The dark muzzle of the silenced handgun was pointed directly at Kaka’s forehead.
In that instant, Kaka thought of many things. His father, who had abandoned his wife and child and was carousing God knows where; his mother, who had earned money by washing clothes to support the family until she fell ill from exhaustion and died; the younger brother who always followed him around; the so-called ’gang boss’ who gave him a colorful sticker and dragged him into The Abyss... All those people, all those events. If, on that day, he hadn’t accepted the colorful sticker from the gang boss, maybe he wouldn’t have gotten hooked on drugs, wouldn’t have dropped out of school, and wouldn’t have moved his brother, who should have had a bright future, into this damned apartment. If he were given another chance, he would have heeded his mother’s dying wish to study hard and take his brother to the city to find a decent job. Ah, he almost forgot—his brother was dead too. Right there in the living room. He was the one who had just raised the machete.
POP—
The muffled sound of the silenced handgun echoed. A bullet hole appeared in Kaka’s forehead, his face frozen mid-smile—the eager-to-please expression of a youth.

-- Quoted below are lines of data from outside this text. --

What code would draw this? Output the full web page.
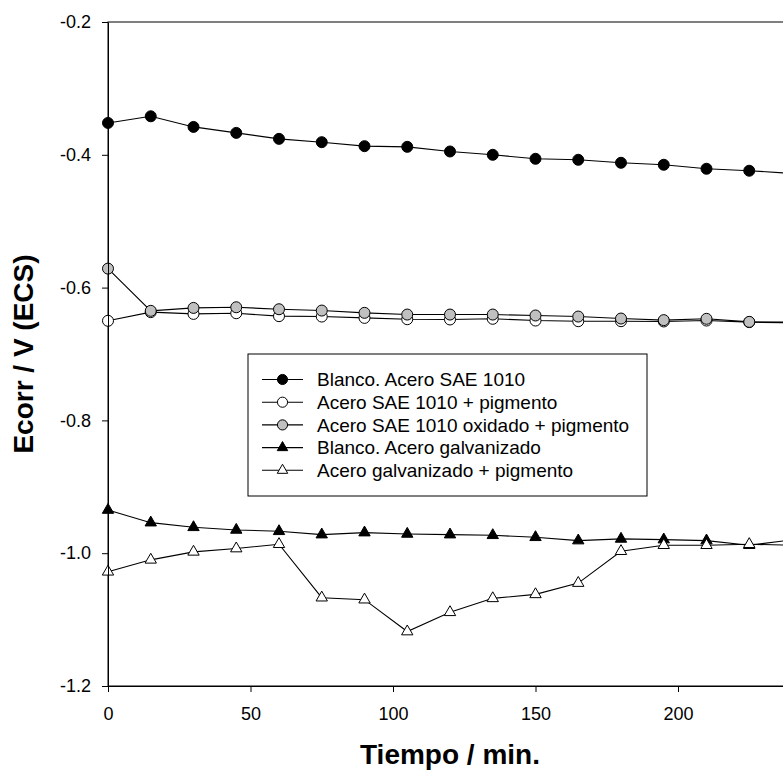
<!DOCTYPE html>
<html>
<head>
<meta charset="utf-8">
<script src="https://cdn.jsdelivr.net/npm/d3@7"></script>
<style>
  body { margin: 0; background: #fff; }
  text { font-family: 'Liberation Sans', Arial, sans-serif; }
</style>
</head>
<body>
<div id="chart"></div>
<script>
// Tiempo / min.
var times = [0, 15, 30, 45, 60, 75, 90, 105, 120, 135, 150, 165, 180, 195, 210, 225, 240]

// Ecorr / V (ECS), one array per serie
var blancoSae = [-0.352, -0.342, -0.358, -0.367, -0.376, -0.381, -0.387, -0.388, -0.395, -0.400, -0.406, -0.4075, -0.412, -0.415, -0.421, -0.424, -0.428]
var saePigmento = [-0.650, -0.637, -0.6396, -0.6386, -0.643, -0.6436, -0.6456, -0.6476, -0.648, -0.647, -0.6496, -0.6506, -0.6506, -0.651, -0.6496, -0.652, -0.653]
var saeOxidado = [-0.5714, -0.635, -0.6306, -0.6296, -0.6326, -0.6346, -0.638, -0.6406, -0.6406, -0.6406, -0.642, -0.6436, -0.6466, -0.649, -0.647, -0.6516, -0.652]
var blancoGalv = [-0.935, -0.954, -0.961, -0.965, -0.967, -0.972, -0.969, -0.971, -0.972, -0.973, -0.976, -0.981, -0.9785, -0.9795, -0.981, -0.988, -0.980]
var galvPigmento = [-1.028, -1.010, -0.998, -0.993, -0.9865, -1.067, -1.070, -1.118, -1.089, -1.068, -1.062, -1.045, -0.997, -0.988, -0.988, -0.9865, -0.988]

var seriesNames = [
  'Blanco. Acero SAE 1010',
  'Acero SAE 1010 + pigmento',
  'Acero SAE 1010 oxidado + pigmento',
  'Blanco. Acero galvanizado',
  'Acero galvanizado + pigmento'
]

var xTicks = [0, 50, 100, 150, 200]
var yTicks = [-0.2, -0.4, -0.6, -0.8, -1.0, -1.2]

var series = [
  { name: seriesNames[0], values: blancoSae, shape: d3.symbolCircle, fill: '#000' },
  { name: seriesNames[1], values: saePigmento, shape: d3.symbolCircle, fill: '#fff' },
  { name: seriesNames[2], values: saeOxidado, shape: d3.symbolCircle, fill: '#c0c0c0' },
  { name: seriesNames[3], values: blancoGalv, shape: d3.symbolTriangle, fill: '#000' },
  { name: seriesNames[4], values: galvPigmento, shape: d3.symbolTriangle, fill: '#fff' }
]

var width = 783
var height = 772
var margin = { top: 22, left: 108, bottom: 86, right: -9 }

var svg = d3
  .select('#chart')
  .append('svg')
  .attr('width', width)
  .attr('height', height)

var xPositionScale = d3
  .scaleLinear()
  .domain([0, 240])
  .range([margin.left, width - margin.right])
var yPositionScale = d3
  .scaleLinear()
  .domain([-1.2, -0.2])
  .range([height - margin.bottom, margin.top])

function symbolSize(shape) {
  return shape === d3.symbolCircle ? 95 : 56
}

// frame
svg
  .append('rect')
  .attr('x', xPositionScale(0))
  .attr('y', yPositionScale(-0.2))
  .attr('width', xPositionScale(240) - xPositionScale(0))
  .attr('height', yPositionScale(-1.2) - yPositionScale(-0.2))
  .attr('fill', 'none')
  .attr('stroke', '#000')
  .attr('stroke-width', 1)

var line = d3
  .line()
  .x((d, i) => xPositionScale(times[i]))
  .y(d => yPositionScale(d))

series.forEach(function(s) {
  var g = svg.append('g')
  g.append('path')
    .datum(s.values)
    .attr('d', line)
    .attr('fill', 'none')
    .attr('stroke', '#000')
    .attr('stroke-width', 1.1)

  g.selectAll('.pt')
    .data(s.values)
    .enter()
    .append('path')
    .attr('class', 'pt')
    .attr('d', d3.symbol().type(s.shape).size(symbolSize(s.shape)))
    .attr('transform', (d, i) => `translate(${xPositionScale(times[i])},${yPositionScale(d)})`)
    .attr('fill', s.fill)
    .attr('stroke', '#000')
    .attr('stroke-width', 1)
})

// axes
var xAxis = d3
  .axisBottom(xPositionScale)
  .tickValues(xTicks)
  .tickSize(6)
  .tickPadding(15)
  .tickSizeOuter(0)
var yAxis = d3
  .axisLeft(yPositionScale)
  .tickValues(yTicks)
  .tickFormat(d => d.toFixed(1))
  .tickSize(6)
  .tickPadding(11)
  .tickSizeOuter(0)

svg
  .append('g')
  .attr('class', 'axis x-axis')
  .attr('transform', `translate(0, ${yPositionScale(-1.2)})`)
  .call(xAxis)
svg
  .append('g')
  .attr('class', 'axis y-axis')
  .attr('transform', `translate(${xPositionScale(0)}, 0)`)
  .call(yAxis)

svg.selectAll('.axis text')
  .attr('font-size', 18)
  .attr('font-family', "'Liberation Sans', Arial, sans-serif")
  .attr('fill', '#000')
svg.selectAll('.axis line').attr('stroke', '#000')

// axis titles
svg
  .append('text')
  .text('Tiempo / min.')
  .attr('x', (xPositionScale(0) + xPositionScale(240)) / 2)
  .attr('y', 764)
  .attr('text-anchor', 'middle')
  .attr('font-size', 28)
  .attr('font-weight', 'bold')

svg
  .append('text')
  .text('Ecorr / V (ECS)')
  .attr('transform', `translate(33, ${(yPositionScale(-0.2) + yPositionScale(-1.2)) / 2}) rotate(-90)`)
  .attr('text-anchor', 'middle')
  .attr('font-size', 28)
  .attr('font-weight', 'bold')

// legend
var legend = svg.append('g').attr('transform', 'translate(248, 354)')
legend
  .append('rect')
  .attr('width', 399)
  .attr('height', 142)
  .attr('fill', '#fff')
  .attr('stroke', '#000')
  .attr('stroke-width', 1)

var items = legend
  .selectAll('.item')
  .data(series)
  .enter()
  .append('g')
  .attr('class', 'item')
  .attr('transform', (d, i) => `translate(0, ${25.5 + i * 22.7})`)

items
  .append('line')
  .attr('x1', 14)
  .attr('x2', 55)
  .attr('stroke', '#000')
  .attr('stroke-width', 1.1)
items
  .append('path')
  .attr('d', d => d3.symbol().type(d.shape).size(symbolSize(d.shape) * 0.85)())
  .attr('transform', 'translate(34.5, 0)')
  .attr('fill', d => d.fill)
  .attr('stroke', '#000')
items
  .append('text')
  .text(d => d.name)
  .attr('x', 69)
  .attr('y', 6.8)
  .attr('font-size', 19)
</script>
</body>
</html>
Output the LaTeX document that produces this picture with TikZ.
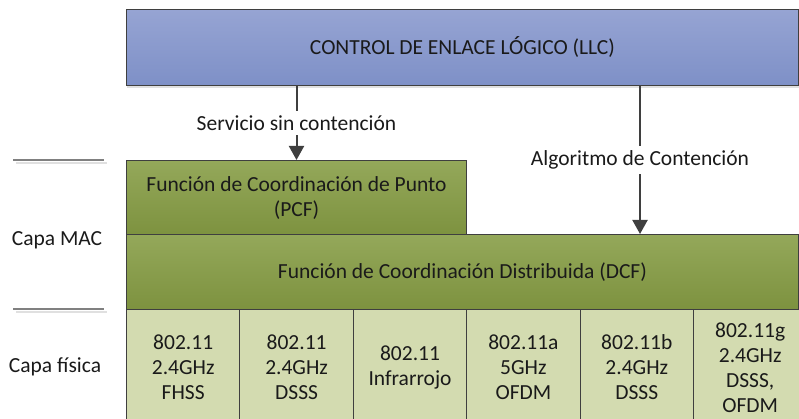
\documentclass[tikz,border=0pt]{standalone}
\usepackage{fontspec}
\setmainfont{Carlito}
\usetikzlibrary{arrows.meta,shadows}
\definecolor{bdr}{HTML}{3F3F3F}
\definecolor{llctop}{HTML}{96A4D3}
\definecolor{llcbot}{HTML}{7E90C7}
\definecolor{grtop}{HTML}{94A85A}
\definecolor{grbot}{HTML}{7D923F}
\definecolor{cellf}{HTML}{D3DBB0}
\definecolor{txt}{HTML}{1A1A1A}
\tikzset{
  base/.style={draw=bdr, line width=1pt, inner sep=0pt, anchor=north west, text=txt,
    font=\fontsize{21.5}{25}\selectfont, align=center},
  llcbox/.style={base, top color=llctop, bottom color=llcbot,
    drop shadow={shadow xshift=0pt, shadow yshift=-3pt, fill=black!12, opacity=1}},
  greenbox/.style={base, top color=grtop, bottom color=grbot},
  cellbox/.style={base, fill=cellf, minimum width=113.4pt, minimum height=116pt},
  arr/.style={draw=bdr, line width=2pt, -{Triangle[length=14pt,width=15pt]}},
  lbl/.style={fill=white, inner xsep=2pt, inner ysep=5pt, text=txt,
    font=\fontsize{21.5}{25}\selectfont},
  side/.style={text=txt, font=\fontsize{21.5}{25}\selectfont},
  sep/.style={draw=black!50, line width=1.5pt},
  sepsh/.style={draw=black!12, line width=1.5pt}
}
\begin{document}
\begin{tikzpicture}[x=1pt,y=-1pt]
\useasboundingbox (0,0) rectangle (799,419);
\clip (0,0) rectangle (799,419);
% side separators
\draw[sepsh] (16,163) -- (107,163);
\draw[sep] (13,160) -- (104,160);
\draw[sepsh] (16,312) -- (107,312);
\draw[sep] (13,309) -- (104,309);
\node[side] (mac) at (57,240) {Capa MAC};
\node[side] (fis) at (55,367) {Capa física};
% boxes
\node[llcbox, minimum width=672pt, minimum height=76pt] (llc) at (126,9) {CONTROL DE ENLACE LÓGICO (LLC)};
\node[greenbox, minimum width=340pt, minimum height=75pt] (pcf) at (126,160) {Función de Coordinación de Punto\\(PCF)};
\node[greenbox, minimum width=672pt, minimum height=75pt] (dcf) at (126,234) {Función de Coordinación Distribuida (DCF)};
% physical cells
\node[cellbox] (c1) at (126,309) {802.11\\2.4GHz\\FHSS};
\node[cellbox] (c2) at (239.4,309) {802.11\\2.4GHz\\DSSS};
\node[cellbox] (c3) at (352.8,309) {802.11\\Infrarrojo};
\node[cellbox] (c4) at (466.2,309) {802.11a\\5GHz\\OFDM};
\node[cellbox] (c5) at (579.6,309) {802.11b\\2.4GHz\\DSSS};
\node[cellbox] (c6) at (693,309) {802.11g\\2.4GHz\\DSSS,\\OFDM};
% arrows
\coordinate (ax) at (640,0);
\draw[arr] (pcf.north |- llc.south) -- node[lbl] (l1) {Servicio sin contención} (pcf.north);
\draw[arr] (ax |- llc.south) -- node[lbl] (l2) {Algoritmo de Contención} (ax |- dcf.north);
\end{tikzpicture}
\end{document}
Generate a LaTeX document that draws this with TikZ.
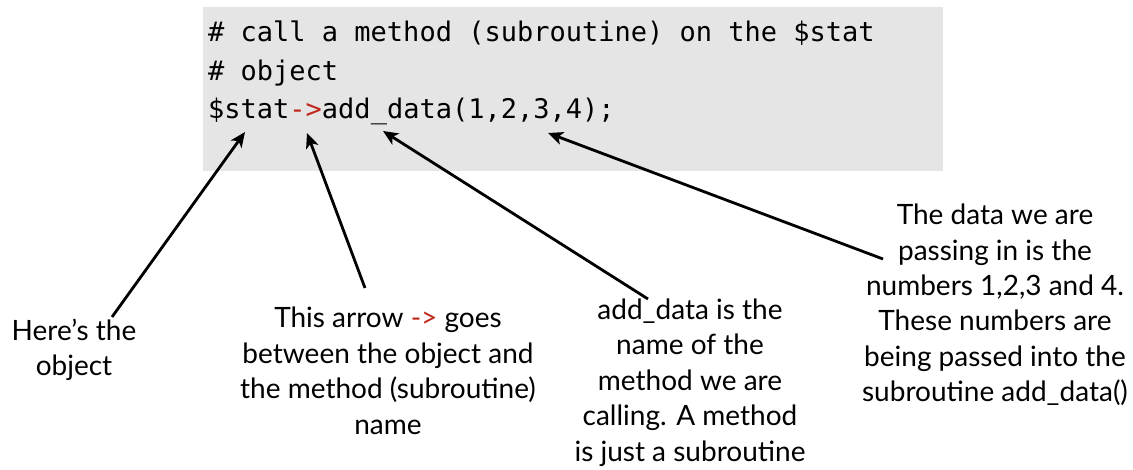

Another body fell. Li Ang didn’t spare it a glance. He turned to Ligaya, who was squatting on the ground, her face splattered with blood, too horror-struck to speak. "Are you okay?" he asked.
"Ah, I... I’m fine," Ligaya stammered.
"Good." Li Ang nodded, walked back into the living room, and dragged the battered and bruised operator from the pile of bodies. After administering some rudimentary first aid, he laid him on the living room couch.
"Take care of him for me," Li Ang casually instructed. "When the gunfire stops completely, take him to the hospital. Can you do that?"
"Er, okay."
Ligaya nodded vigorously. She watched as Li Ang expertly stripped grenades, stun grenades, rifle magazines, and other equipment from the dead youths’ bodies before turning and walking out the door.